-- Start of Data lines --
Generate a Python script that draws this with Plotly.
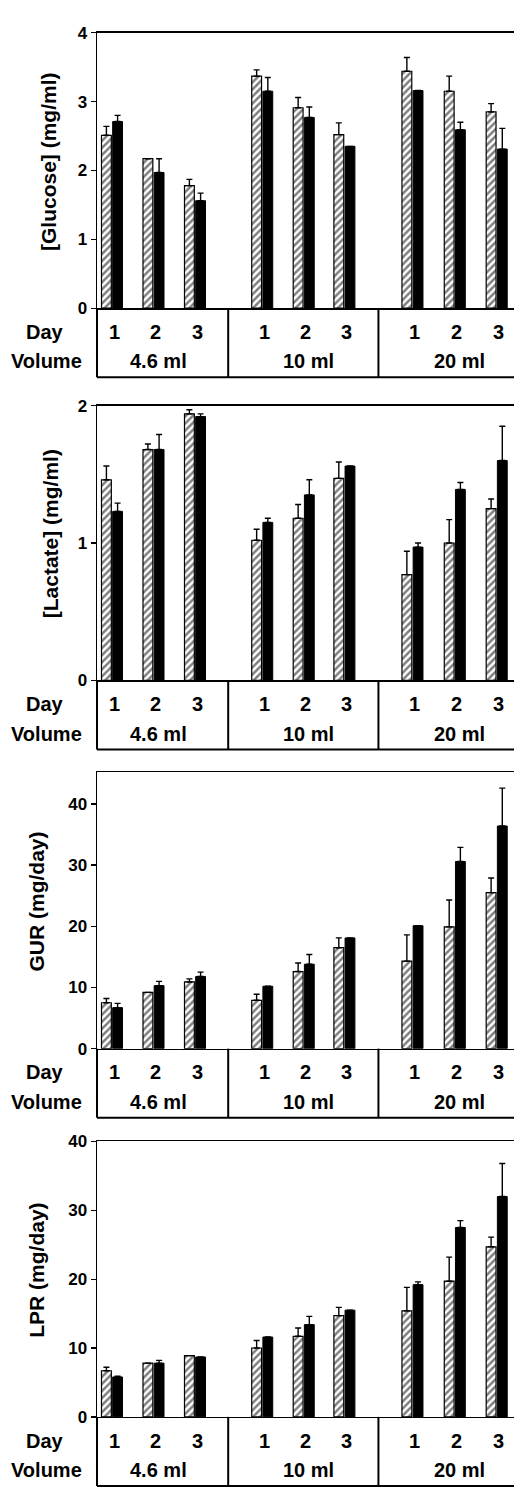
-- End of Data lines --
-- Start of Data lines --
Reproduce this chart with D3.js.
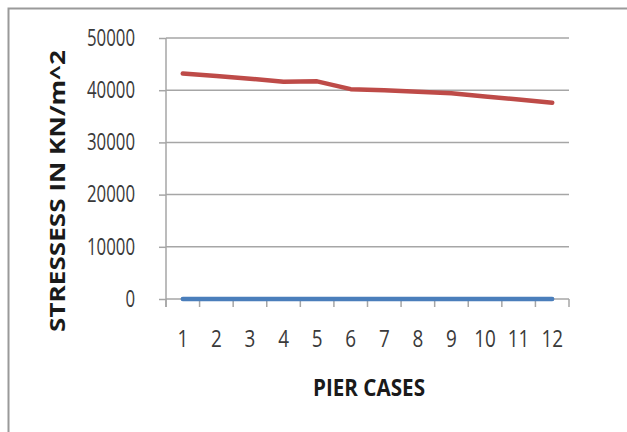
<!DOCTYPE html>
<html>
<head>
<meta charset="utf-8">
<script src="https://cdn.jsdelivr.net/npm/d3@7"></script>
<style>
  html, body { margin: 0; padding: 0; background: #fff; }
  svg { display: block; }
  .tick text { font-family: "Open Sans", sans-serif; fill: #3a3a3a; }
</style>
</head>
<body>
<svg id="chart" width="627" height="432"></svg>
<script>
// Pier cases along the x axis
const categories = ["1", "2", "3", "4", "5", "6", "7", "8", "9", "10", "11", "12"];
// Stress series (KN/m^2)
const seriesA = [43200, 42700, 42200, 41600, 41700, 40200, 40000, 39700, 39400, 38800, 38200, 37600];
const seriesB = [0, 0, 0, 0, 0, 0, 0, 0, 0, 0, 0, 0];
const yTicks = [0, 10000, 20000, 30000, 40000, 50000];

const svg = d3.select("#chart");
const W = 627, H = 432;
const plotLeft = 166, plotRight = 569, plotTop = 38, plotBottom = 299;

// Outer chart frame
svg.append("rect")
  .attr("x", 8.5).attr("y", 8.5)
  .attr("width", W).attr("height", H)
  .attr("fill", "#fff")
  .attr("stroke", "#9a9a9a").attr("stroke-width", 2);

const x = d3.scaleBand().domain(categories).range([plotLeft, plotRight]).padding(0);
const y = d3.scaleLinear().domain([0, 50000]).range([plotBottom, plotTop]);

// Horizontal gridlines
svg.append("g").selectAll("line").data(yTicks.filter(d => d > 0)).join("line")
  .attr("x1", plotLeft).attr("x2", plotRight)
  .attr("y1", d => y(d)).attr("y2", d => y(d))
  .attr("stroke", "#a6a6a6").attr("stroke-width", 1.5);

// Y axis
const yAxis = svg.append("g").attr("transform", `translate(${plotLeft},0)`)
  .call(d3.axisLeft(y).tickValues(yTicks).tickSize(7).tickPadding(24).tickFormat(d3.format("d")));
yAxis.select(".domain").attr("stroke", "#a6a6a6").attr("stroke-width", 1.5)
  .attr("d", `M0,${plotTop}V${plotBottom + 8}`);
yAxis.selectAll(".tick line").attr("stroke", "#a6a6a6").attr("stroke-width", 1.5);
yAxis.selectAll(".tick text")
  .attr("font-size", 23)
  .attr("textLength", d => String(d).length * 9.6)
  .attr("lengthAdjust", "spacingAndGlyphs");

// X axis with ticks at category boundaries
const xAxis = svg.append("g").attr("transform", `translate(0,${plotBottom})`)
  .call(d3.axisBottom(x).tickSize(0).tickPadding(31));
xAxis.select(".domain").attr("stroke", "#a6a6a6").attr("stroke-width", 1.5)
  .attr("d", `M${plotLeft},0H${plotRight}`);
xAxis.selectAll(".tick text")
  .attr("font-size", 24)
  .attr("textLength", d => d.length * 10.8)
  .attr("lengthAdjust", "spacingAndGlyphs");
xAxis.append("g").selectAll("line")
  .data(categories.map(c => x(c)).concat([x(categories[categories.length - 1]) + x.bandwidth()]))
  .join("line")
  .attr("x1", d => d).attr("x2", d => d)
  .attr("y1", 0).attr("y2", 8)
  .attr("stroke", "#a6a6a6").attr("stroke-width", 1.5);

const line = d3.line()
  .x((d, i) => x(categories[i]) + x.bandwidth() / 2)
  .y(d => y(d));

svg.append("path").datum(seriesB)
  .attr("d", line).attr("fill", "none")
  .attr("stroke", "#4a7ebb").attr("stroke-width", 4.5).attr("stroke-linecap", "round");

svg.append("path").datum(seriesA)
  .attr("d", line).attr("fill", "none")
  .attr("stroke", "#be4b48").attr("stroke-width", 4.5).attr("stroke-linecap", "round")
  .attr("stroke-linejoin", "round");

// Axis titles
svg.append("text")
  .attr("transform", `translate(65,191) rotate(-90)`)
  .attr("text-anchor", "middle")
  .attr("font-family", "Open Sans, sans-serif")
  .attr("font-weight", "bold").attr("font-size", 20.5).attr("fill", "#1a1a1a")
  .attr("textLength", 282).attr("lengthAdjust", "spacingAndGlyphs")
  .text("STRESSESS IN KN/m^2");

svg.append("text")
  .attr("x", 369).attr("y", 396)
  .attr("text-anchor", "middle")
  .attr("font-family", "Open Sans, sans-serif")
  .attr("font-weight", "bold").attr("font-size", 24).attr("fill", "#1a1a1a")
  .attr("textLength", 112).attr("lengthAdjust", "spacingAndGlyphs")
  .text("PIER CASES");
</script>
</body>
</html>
-- End of Data lines --
▶ The exercise
Copy out all lines where the word "this" appears.

▶ The output
Generate a Python script that draws this with Plotly.
Reproduce this chart with D3.js.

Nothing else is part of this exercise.